ArbG Köln (Aktenzeichen 3 Ca 9446/09)

 

Tenor

Das Arbeitsgericht München wird als zuständiges Gericht bestimmt.

 

Tatbestand

I.

Der Kläger ist aufgrund Arbeitsvertrages vom 17.10.1995 bei der Beklagten, die ihren Sitz in M hat, als Verkehrsflugzeugführer beschäftigt. Der Arbeitsvertrag sieht in § 2 als Einsatzort B vor, gemäß § 20 Abs. 2 des Vertrages ist Gerichtsstand das für den Erfüllungsort zuständige Arbeitsgericht. Der Kläger war zuletzt als Flugkapitän tätig. Sein Einsatz begann und endete seit 1997 regelmäßig am Flughafen Köln/Bonn. Teilweise erfolgte von dort ein Weitertransport zum Abflugflughafen.
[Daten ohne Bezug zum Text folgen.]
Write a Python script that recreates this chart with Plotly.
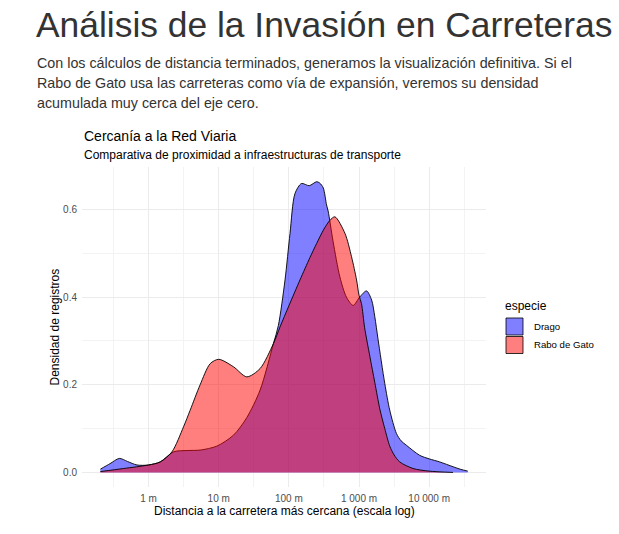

Mit Schreiben vom 18.09.2009 kündigte die Beklagte das Arbeitsverhältnis zum 30.06.2010, hilfsweise zum nächstzulässigen Termin. Mit seiner beim Arbeitsgericht Köln eingereichten Klage wehrt der Kläger sich gegen die Kündigung.

Die Beklagte hat die örtliche Zuständigkeit des Arbeitsgerichts K gerügt und geltend gemacht, weder der Gerichtsstand des Erfüllungsortes noch die Gerichtsstände gemäß § 48 Abs. 1 a ArbGG seien einschlägig. Es sei das für ihren Sitz zuständige Arbeitsgericht München zur Entscheidung berufen. Nach Erörterung der Frage in der Gütesitzung am 03.12.2009 hat sich das Arbeitsgericht K mit Beschluss vom gleichen Tag für örtlich unzuständig erklärt und den Rechtsstreit an das Arbeitsgericht M verwiesen. Zur Begründung hat es ausgeführt, nach der Entscheidung des BAG vom 21.07.2009 – 9 AZR 404/08 – und in Abweichung zu einer früheren Entscheidung der Kammer – sei davon auszugehen, dass Arbeitsort des Klägers das Flugzeug sei. Die Voraussetzungen des § 48 Abs. 1 a Satz 1 ArbGG lägen deshalb nicht vor, weil dieser Arbeitsort örtlich nicht fixiert sei und keinem Arbeitsgerichtsbezirk zugeordnet werden könne. Auch § 48 Abs. 1 a Satz 2 ArbGG finde keine Anwendung, denn mit dem Flugzeug sei ein gewöhnlicher Arbeitsort feststellbar.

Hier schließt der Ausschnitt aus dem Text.